The syntax is very simple; just add EXPLAIN ANALYZE before the SELECT statement:

EXPLAIN ANALYZE 
SELECT e.first_name, d.dept_name
FROM employees e
JOIN dept_emp de ON e.emp_no = de.emp_no
JOIN departments d ON de.dept_no = d.dept_no
WHERE e.last_name = 'Facello';

The returned result will be in a Tree format. Focus on reading from the inside out and bottom up to see the execution sequence:

-> Inner hash join (de.dept_no = d.dept_no)  (cost=120.50 rows=150) (actual time=0.512..0.890 rows=180 loops=1)
    -> Table scan on d  (cost=1.10 rows=10) (actual time=0.011..0.025 rows=10 loops=1)
    -> Hash
        -> Inner hash join (e.emp_no = de.emp_no)  (cost=100.20 rows=140) (actual time=0.300..0.750 rows=150 loops=1)
            -> Index lookup on e using last_name (last_name='Facello')  (cost=20.10 rows=100) (actual time=0.100..0.250 rows=100 loops=1)
            -> Hash
                -> Table scan on de  (cost=50.50 rows=1000) (actual time=0.050..0.400 rows=1000 loops=1)

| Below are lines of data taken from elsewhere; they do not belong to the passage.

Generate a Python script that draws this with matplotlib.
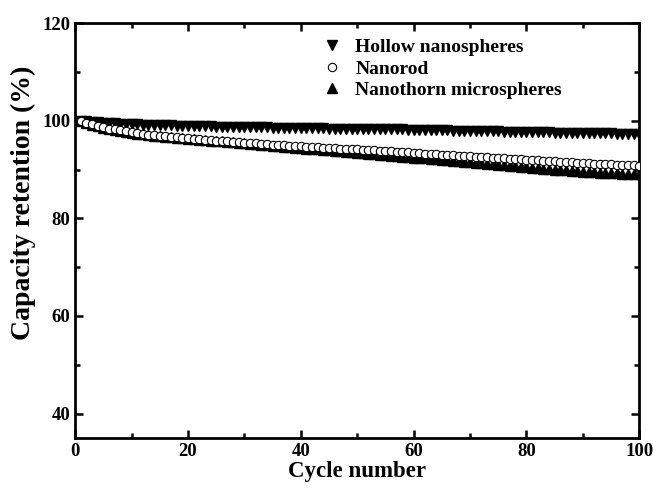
import matplotlib
matplotlib.use("Agg")
import matplotlib.pyplot as plt
import numpy as np

cycles = list(range(1, 101))

hollow = [100.0, 99.9, 99.8, 99.7, 99.6, 99.5, 99.5, 99.4, 99.4, 99.3,
          99.3, 99.2, 99.2, 99.2, 99.1, 99.1, 99.1, 99.0, 99.0, 99.0,
          98.9, 98.9, 98.9, 98.9, 98.8, 98.8, 98.8, 98.8, 98.8, 98.7,
          98.7, 98.7, 98.7, 98.7, 98.6, 98.6, 98.6, 98.6, 98.6, 98.5,
          98.5, 98.5, 98.5, 98.5, 98.4, 98.4, 98.4, 98.4, 98.4, 98.3,
          98.3, 98.3, 98.3, 98.3, 98.2, 98.2, 98.2, 98.2, 98.1, 98.1,
          98.1, 98.1, 98.0, 98.0, 98.0, 98.0, 97.9, 97.9, 97.9, 97.9,
          97.8, 97.8, 97.8, 97.8, 97.8, 97.7, 97.7, 97.7, 97.7, 97.6,
          97.6, 97.6, 97.6, 97.6, 97.5, 97.5, 97.5, 97.5, 97.5, 97.4,
          97.4, 97.4, 97.4, 97.4, 97.4, 97.3, 97.3, 97.3, 97.3, 97.3]

nanorod = [100.0, 99.6, 99.3, 99.0, 98.7, 98.4, 98.2, 98.0, 97.8, 97.6,
           97.4, 97.3, 97.1, 97.0, 96.9, 96.8, 96.7, 96.6, 96.5, 96.4,
           96.3, 96.2, 96.1, 96.0, 95.9, 95.9, 95.8, 95.7, 95.6, 95.5,
           95.5, 95.4, 95.3, 95.2, 95.1, 95.1, 95.0, 94.9, 94.8, 94.8,
           94.7, 94.6, 94.6, 94.5, 94.4, 94.4, 94.3, 94.2, 94.2, 94.1,
           94.0, 94.0, 93.9, 93.8, 93.8, 93.7, 93.6, 93.6, 93.5, 93.4,
           93.3, 93.2, 93.2, 93.1, 93.0, 92.9, 92.9, 92.8, 92.7, 92.7,
           92.6, 92.5, 92.5, 92.4, 92.3, 92.3, 92.2, 92.1, 92.1, 92.0,
           91.9, 91.9, 91.8, 91.7, 91.7, 91.6, 91.5, 91.5, 91.4, 91.4,
           91.3, 91.2, 91.2, 91.1, 91.1, 91.0, 91.0, 90.9, 90.9, 90.8]

nanothorn = [100.0, 99.6, 99.2, 98.9, 98.6, 98.3, 98.1, 97.9, 97.7, 97.5,
             97.3, 97.2, 97.0, 96.9, 96.8, 96.7, 96.6, 96.5, 96.4, 96.3,
             96.2, 96.1, 96.0, 95.9, 95.8, 95.8, 95.7, 95.6, 95.5, 95.4,
             95.3, 95.2, 95.1, 95.0, 94.9, 94.8, 94.7, 94.6, 94.5, 94.4,
             94.3, 94.2, 94.1, 94.0, 93.9, 93.8, 93.7, 93.6, 93.5, 93.4,
             93.3, 93.2, 93.1, 93.0, 92.9, 92.8, 92.7, 92.6, 92.5, 92.4,
             92.4, 92.3, 92.2, 92.1, 92.0, 91.9, 91.8, 91.7, 91.6, 91.5,
             91.4, 91.3, 91.2, 91.1, 91.0, 90.9, 90.8, 90.7, 90.6, 90.5,
             90.4, 90.3, 90.2, 90.1, 90.0, 89.9, 89.8, 89.7, 89.6, 89.5,
             89.5, 89.4, 89.3, 89.3, 89.2, 89.2, 89.1, 89.1, 89.1, 89.1]

labels = ["Hollow nanospheres", "Nanorod", "Nanothorn microspheres"]
xticks = [0, 20, 40, 60, 80, 100]
yticks = [40, 60, 80, 100, 120]

plt.rcParams['font.family'] = ['Liberation Serif', 'DejaVu Serif']
plt.rcParams['font.weight'] = 'bold'

fig = plt.figure(figsize=(6.53, 4.91), dpi=100)
ax = fig.add_axes([0.115, 0.108, 0.864, 0.845])

ax.plot(cycles, nanothorn, linestyle='none', marker='^', color='black',
        markersize=6.5, label=labels[2], zorder=2)
ax.plot(cycles, hollow, linestyle='none', marker='v', color='black',
        markersize=6.5, label=labels[0], zorder=2)
ax.plot(cycles, nanorod, linestyle='none', marker='o', markerfacecolor='white',
        markeredgecolor='black', markeredgewidth=0.8, markersize=6,
        label=labels[1], zorder=3)

ax.set_xlim(0, 100)
ax.set_ylim(35, 120)
ax.set_xticks(xticks)
ax.set_yticks(yticks)
ax.set_xticks([10, 30, 50, 70, 90], minor=True)
ax.set_yticks([50, 70, 90, 110], minor=True)
ax.tick_params(which='both', direction='in', top=True, right=True, width=1.8,
               labelsize=13.5)
ax.tick_params(which='major', length=6)
ax.tick_params(which='minor', length=3.5)
for s in ax.spines.values():
    s.set_linewidth(2)

ax.set_xlabel("Cycle number", fontsize=16.5, fontweight='bold', labelpad=1)
ax.set_ylabel("Capacity retention (%)", fontsize=20, fontweight='bold')
ax.yaxis.set_label_coords(-0.069, 0.566)

handles, labs = ax.get_legend_handles_labels()
order = [labs.index(l) for l in labels]
leg = ax.legend([handles[i] for i in order], [labs[i] for i in order],
                loc='upper left', bbox_to_anchor=(0.39, 1.005), frameon=False,
                handletextpad=0.2, labelspacing=0.2, handlelength=2.0,
                prop={'weight': 'bold', 'size': 14})

fig.savefig("out.png", dpi=100)
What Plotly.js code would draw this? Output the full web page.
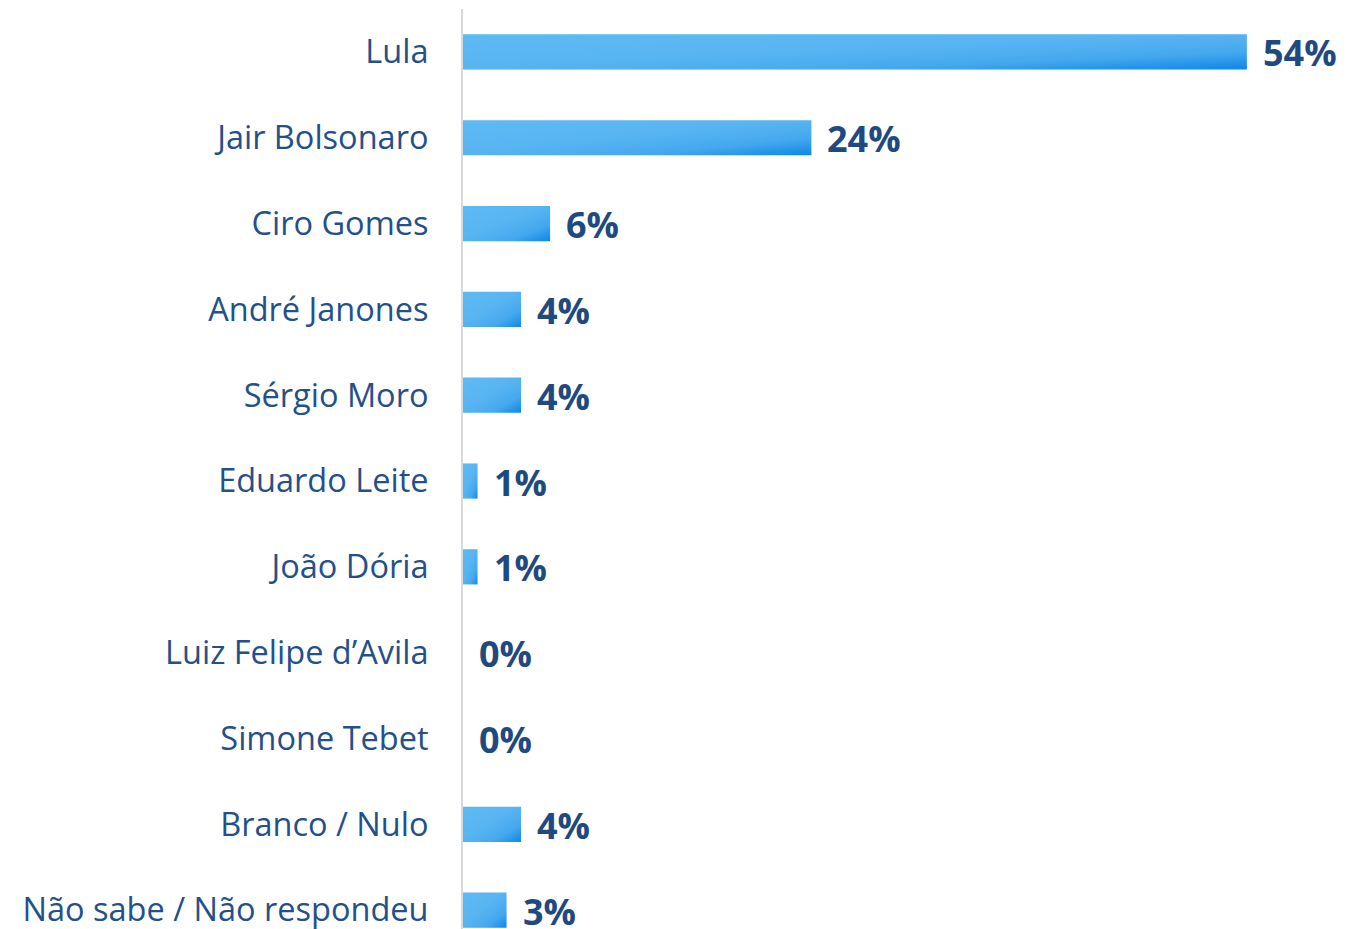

The Three Most Important Metrics to Watch

actual time=0.100..0.250: 0.100ms for the first row, 0.250ms to finish that step. If the gap between these two numbers is too large, that step is processing a massive amount of data.
rows=180: If this number deviates significantly from the estimated rows (e.g., estimated 10 but actually 1000), it means the Optimizer is being misled by outdated statistics.
loops=1: In a Nested Loop Join, if loops jump into the thousands, that’s exactly where you need to add an Index immediately.

Real-World Experience: Lessons from an E-commerce System

Recently, I optimized a website where loading the order list for VIP customers took over 5 seconds. EXPLAIN reported that MySQL was using an index on customer_id and only scanning 50 rows. Theoretically, it looked perfect, but it was still slow in practice.

When I enabled EXPLAIN ANALYZE, the truth was revealed: the Index lookup step took 4.5 seconds. Even though there were only 50 rows, the data for this customer was scattered across different disk partitions. MySQL had to perform continuous Random I/O to read the data. I decided to create a Covering Index that included all the necessary columns. As a result, MySQL only had to read from the index and didn’t need to access the disk. The execution time dropped from 5 seconds to just 0.04 seconds.

The lesson learned: Don’t trust what the Optimizer predicts; look at what it actually does.

A 3-Step Optimization Process

Quick Check: Use standard EXPLAIN to eliminate basic errors like missing indexes or type=ALL (full table scans).
Dissection: Use EXPLAIN ANALYZE to compare different SQL writing options or check which step consumes the most milliseconds.
Verification: After fixing code or adding an Index, run EXPLAIN ANALYZE again to ensure the actual time numbers have decreased as expected.

If you are using MySQL 8, make this tool a habit. It helps you eliminate vague guesswork and focus on solutions based on real-world data.